Problem requirements => Extract only the first line of the listing and every line after it up to and including the one with "text=gislav] (gis) at". Omit the pictures.

Input records =>
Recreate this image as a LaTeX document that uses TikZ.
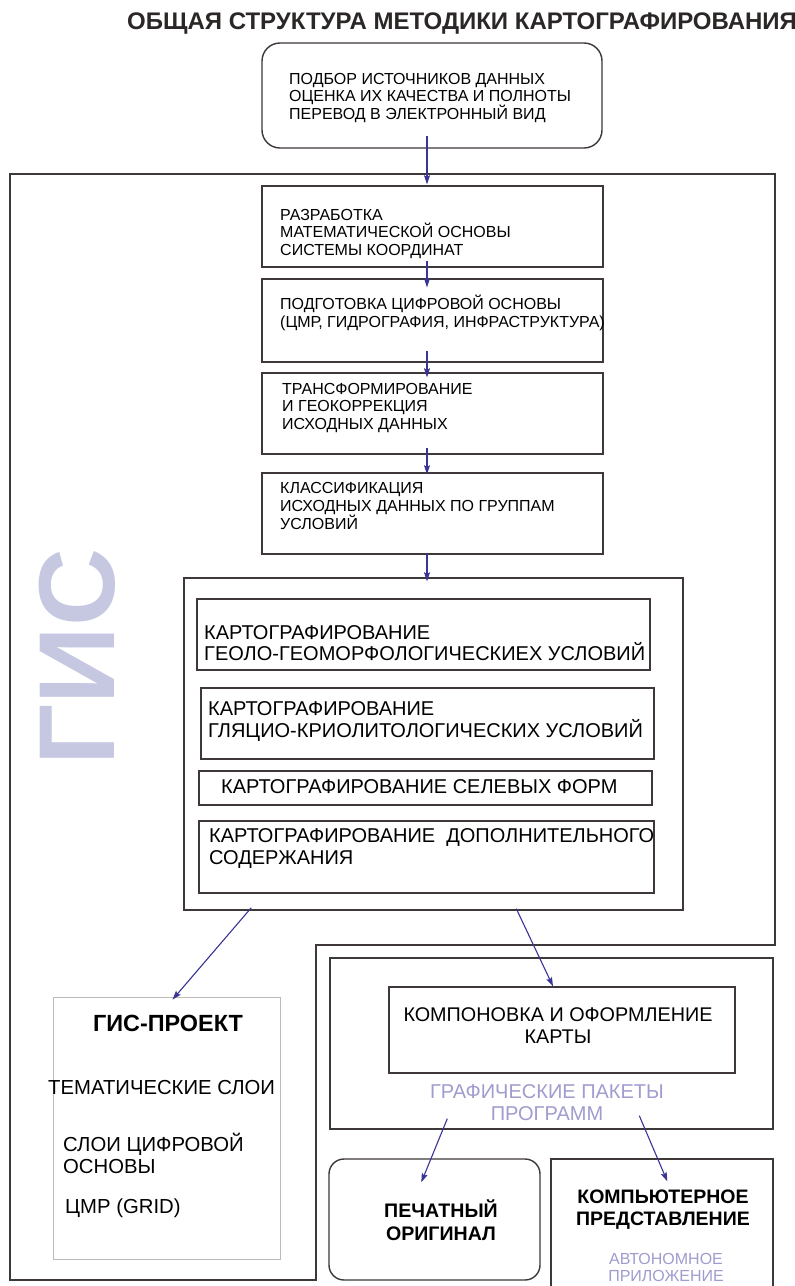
\documentclass[tikz,border=0pt]{standalone}
\usepackage{fontspec}
\setmainfont{Liberation Sans}
\usetikzlibrary{arrows.meta,positioning}

\definecolor{framegray}{RGB}{62,56,56}
\definecolor{projgray}{RGB}{190,186,186}
\definecolor{arrowblue}{RGB}{58,52,150}
\definecolor{gislav}{RGB}{198,200,226}
\definecolor{textlav}{RGB}{160,156,206}

\tikzset{
  stage/.style={draw=framegray, line width=1.4pt, inner sep=0pt},
  flowtext/.style={font=\fontsize{16}{17.8}\selectfont, align=left, anchor=west, inner sep=0pt},
  maptext/.style={font=\fontsize{20}{21.5}\selectfont, align=left, anchor=west, inner sep=0pt},
  flow/.style={arrowblue, line width=1.1pt, -{Stealth[length=9pt,width=6pt,inset=1.5pt]}},
}

\begin{document}
\begin{tikzpicture}[x=1pt, y=-1pt]
\def \xflow {432.5}
\def \wflow {341}
\def \wmap  {453}
\path [fill=white, use as bounding box] (0,0) rectangle (795,1286);

% title
\node [anchor=base west, inner sep=0pt, font=\bfseries\fontsize{24}{24}\selectfont, text=framegray!70!black] (title) at (127,29) {ОБЩАЯ СТРУКТУРА МЕТОДИКИ КАРТОГРАФИРОВАНИЯ};

% GIS frame
\draw [framegray, line width=1.4pt] (10,174) -| (775,945) -| (316,1280) -- (10,1280) -- cycle;
\node [rotate=90, inner sep=0pt, font=\bfseries\fontsize{108}{108}\selectfont, text=gislav] (gis) at (77,657) {ГИС};

% stages
\node [stage, rounded corners=18pt, minimum width=340, minimum height=105] (src) at (432,95.5) {};
\node [stage, minimum width=\wflow, minimum height=81] (st1) at (\xflow,226.5) {};
\node [stage, minimum width=\wflow, minimum height=83] (st2) at (\xflow,320.5) {};
\node [stage, minimum width=\wflow, minimum height=81] (st3) at (\xflow,413.5) {};
\node [stage, minimum width=\wflow, minimum height=81] (st4) at (\xflow,513.5) {};

\node [flowtext] (tsrc) at (289,98) {ПОДБОР ИСТОЧНИКОВ ДАННЫХ\\ОЦЕНКА ИХ КАЧЕСТВА И ПОЛНОТЫ\\ПЕРЕВОД В ЭЛЕКТРОННЫЙ ВИД};
\node [flowtext] (t1) at (280,234) {РАЗРАБОТКА\\МАТЕМАТИЧЕСКОЙ ОСНОВЫ\\СИСТЕМЫ КООРДИНАТ};
\node [flowtext] (t2) at (280,313) {ПОДГОТОВКА ЦИФРОВОЙ ОСНОВЫ\\(ЦМР, ГИДРОГРАФИЯ, ИНФРАСТРУКТУРА)};
\node [flowtext] (t3) at (282,408) {ТРАНСФОРМИРОВАНИЕ\\И ГЕОКОРРЕКЦИЯ\\ИСХОДНЫХ ДАННЫХ};
\node [flowtext] (t4) at (280,506) {КЛАССИФИКАЦИЯ\\ИСХОДНЫХ ДАННЫХ ПО ГРУППАМ\\УСЛОВИЙ};

% mapping block
\node [stage, minimum width=499, minimum height=332] (maps) at (433.5,744) {};
\node [stage, minimum width=\wmap, minimum height=71] (mA) at (423.5,634.5) {};
\node [stage, minimum width=\wmap, minimum height=71] (mB) at (427.5,723.5) {};
\node [stage, minimum width=\wmap, minimum height=34] (mC) at (425.5,788) {};
\node [stage, minimum width=455, minimum height=72] (mD) at (426.5,857) {};

\node [maptext] (tA) at (204,643) {КАРТОГРАФИРОВАНИЕ\\ГЕОЛО-ГЕОМОРФОЛОГИЧЕСКИЕХ УСЛОВИЙ};
\node [maptext] (tB) at (208,721.5) {КАРТОГРАФИРОВАНИЕ\\ГЛЯЦИО-КРИОЛИТОЛОГИЧЕСКИХ УСЛОВИЙ};
\node [maptext] (tC) at (221,787) {КАРТОГРАФИРОВАНИЕ СЕЛЕВЫХ ФОРМ};
\node [maptext] (tD) at (209,848.5) {КАРТОГРАФИРОВАНИЕ~ ДОПОЛНИТЕЛЬНОГО\\СОДЕРЖАНИЯ};

% GIS project
\node [draw=projgray, line width=0.8pt, minimum width=227, minimum height=262] (proj) at (166.5,1128) {};
\node [inner sep=0pt, font=\bfseries\fontsize{23.4}{23.4}\selectfont] (tproj) at (168,1023) {ГИС-ПРОЕКТ};
\node [maptext, font=\fontsize{20.3}{22.5}\selectfont] (tthem) at (48,1087) {ТЕМАТИЧЕСКИЕ СЛОИ};
\node [maptext, font=\fontsize{20.3}{22.5}\selectfont] (tbase) at (63,1153.5) {СЛОИ ЦИФРОВОЙ\\ОСНОВЫ};
\node [maptext, font=\fontsize{20.3}{22.5}\selectfont] (tdem) at (65,1208) {ЦМР (GRID)};

% graphics packages
\node [stage, minimum width=443, minimum height=171] (gfx) at (551.5,1043.5) {};
\node [stage, minimum width=346, minimum height=86] (lay) at (562,1030) {};
\node [maptext, anchor=center, align=center, font=\fontsize{19.8}{22}\selectfont] (tlay) at (558,1026) {КОМПОНОВКА И ОФОРМЛЕНИЕ\\КАРТЫ};
\node [maptext, anchor=center, align=center, text=textlav] (tgfx) at (547,1102.5) {ГРАФИЧЕСКИЕ ПАКЕТЫ\\ПРОГРАММ};

% outputs
\node [stage, rounded corners=15pt, minimum width=211, minimum height=121] (print) at (434.5,1219.5) {};
\node [stage, minimum width=222, minimum height=141] (comp) at (662,1229.5) {};
\node [maptext, anchor=center, align=center, font=\bfseries\fontsize{19.6}{22.5}\selectfont] (tprint) at (441,1220) {ПЕЧАТНЫЙ\\ОРИГИНАЛ};
\node [maptext, anchor=center, align=center, font=\bfseries\fontsize{19.5}{22.5}\selectfont] (tcomp) at (663,1209.5) {КОМПЬЮТЕРНОЕ\\ПРЕДСТАВЛЕНИЕ};
\node [maptext, anchor=center, align=center, text=textlav, font=\fontsize{16}{17}\selectfont] (tauto) at (666,1267) {АВТОНОМНОЕ\\ПРИЛОЖЕНИЕ};

% arrows
\draw [flow] ([xshift=-5pt,yshift=13pt]src.south) -- ([xshift=-5.5pt,yshift=1pt]st1.north);
\draw [flow] ([xshift=-5.5pt,yshift=7pt]st1.south) -- ([xshift=-5.5pt,yshift=-9pt]st2.north);
\draw [flow] ([xshift=-5.5pt,yshift=12pt]st2.south) -- ([xshift=-5.5pt,yshift=-5pt]st3.north);
\draw [flow] ([xshift=-5.5pt,yshift=7pt]st3.south) -- ([xshift=-5.5pt,yshift=-2pt]st4.north);
\draw [flow] ([xshift=-5.5pt,yshift=2pt]st4.south) -- ([xshift=-6.5pt,yshift=-4pt]maps.north);
\draw [flow] ([xshift=68pt,yshift=3pt]maps.south west) -- ([xshift=6pt,yshift=-3pt]proj.north);
\draw [flow] ([xshift=333pt,yshift=2pt]maps.south west) -- ([xshift=-9pt]lay.north);
\draw [flow] ([xshift=118pt,yshift=11pt]gfx.south west) -- ([xshift=93pt,yshift=-24pt]print.north west);
\draw [flow] ([xshift=310pt,yshift=14pt]gfx.south west) -- ([xshift=117pt,yshift=-23pt]comp.north west);

\end{tikzpicture}
\end{document}
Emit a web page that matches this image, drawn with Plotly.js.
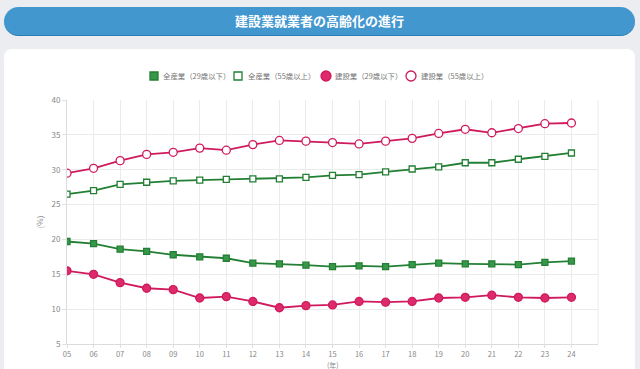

Response below =>
Recreate this image as a LaTeX document that uses TikZ.
\documentclass[tikz,border=0pt]{standalone}
\usepackage{fontspec}
\setmainfont{Liberation Sans}
\usetikzlibrary{arrows.meta,positioning}

\definecolor{framegray}{RGB}{62,56,56}
\definecolor{projgray}{RGB}{190,186,186}
\definecolor{arrowblue}{RGB}{58,52,150}
\definecolor{gislav}{RGB}{198,200,226}
\definecolor{textlav}{RGB}{160,156,206}

\tikzset{
  stage/.style={draw=framegray, line width=1.4pt, inner sep=0pt},
  flowtext/.style={font=\fontsize{16}{17.8}\selectfont, align=left, anchor=west, inner sep=0pt},
  maptext/.style={font=\fontsize{20}{21.5}\selectfont, align=left, anchor=west, inner sep=0pt},
  flow/.style={arrowblue, line width=1.1pt, -{Stealth[length=9pt,width=6pt,inset=1.5pt]}},
}

\begin{document}
\begin{tikzpicture}[x=1pt, y=-1pt]
\def \xflow {432.5}
\def \wflow {341}
\def \wmap  {453}
\path [fill=white, use as bounding box] (0,0) rectangle (795,1286);

% title
\node [anchor=base west, inner sep=0pt, font=\bfseries\fontsize{24}{24}\selectfont, text=framegray!70!black] (title) at (127,29) {ОБЩАЯ СТРУКТУРА МЕТОДИКИ КАРТОГРАФИРОВАНИЯ};

% GIS frame
\draw [framegray, line width=1.4pt] (10,174) -| (775,945) -| (316,1280) -- (10,1280) -- cycle;
\node [rotate=90, inner sep=0pt, font=\bfseries\fontsize{108}{108}\selectfont, text=gislav] (gis) at (77,657) {ГИС};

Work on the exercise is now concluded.